Aujourd’nuy, MESSIEURS, quel dépoſt vous eſt confié ! Que Louis multiplie ſes exploits, qu’il étende ſes conqueſtes, c’eſt de vous que la Poſterité exigera le ſincere recit qui luy en eſt deu. Combien de Victoires ſignalées, combien de Paix plus glorieuſes encore que les Victoires ! combien d’entrepriſes reſervées à ſa Sageſſe ! combien de ſuccez aſſeurez par ſes vertus ! Combien de grandeur ! combien de bonté ! Vous devez, MESSIEURS, raconter toutes ces merveilles. Pour moy, qu’il me ſoit permis de m’arreſter à celle qui me touche de plus prés, à ces graces tousjours ſouſtenuës par de nouvelles graces qu’il prodigue aux Muſes ; à cette tranquillité ineſperée qu’il leur donne. Quand elles ſe verroient negligées aujourd’huy, ſeroient-elles en droit de le plaindre ? Tant d’Ennemis, tant de Triomphes, juſtifieroient aſſez Louis envers elles. Mais quoy ? Les titres pompeux de CONQUERANT luy ſeroient-ils oublier celuy de noſtre PROTECTEUR ? (car je me haſte de partager avec vous un tel honneur.) Pourroit-il oublier un nom qu’il ne dédaigna pas d’heriter d’un de ſes Sujets ? Sujet veritablement illuſtre, mais qui tiroit ſon plus grand eſclat de ſa fidelle obeïſſance aux Loix de ſon maiſtre. Non, MESSIEURS, l’Europe entiere liguée contre Louis ne peut l’occuper tour entier. Il a des ſoins encore à donner à la protection des Lettres, & le ſeul trouble que leur puiſſe cauſer la guerre allumée de toutes parts, le ſeul qu’il ne leur peut épargner, c’eſt l’embarras de répondre à ſes bienfaits.
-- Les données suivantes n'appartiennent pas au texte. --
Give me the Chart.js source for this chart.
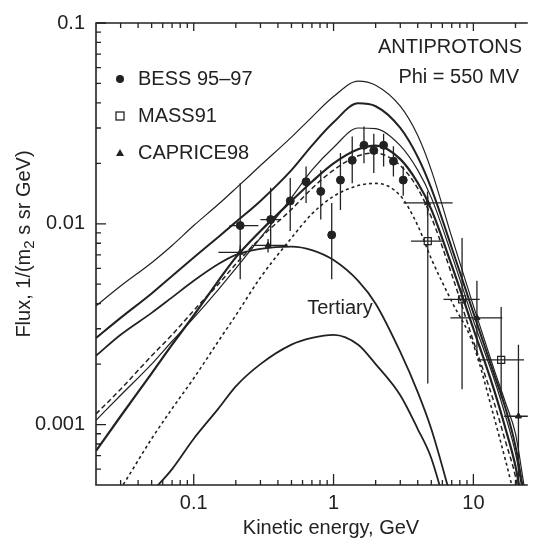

Mais où me ſuis-je laiſſé emporter ? Charmé de voſtre bonheur, éblouï de voſtre gloire ; peut-eſtre trop ſenſible au plaiſir nouveau de me trouver aſſocié à l’un & à l’autre, j’ay preſqu’oublié ma foibleſſe, & tenté des ſujets dignes de toute voſtre eloquence. Pardonnez, IMESSIEURS, ces premiers transports. Le deſordre où me jette l’honneur que vous m’avez fait, eſt le plus fidelle interprete des ſentimens que vos bontez m’inſpirent.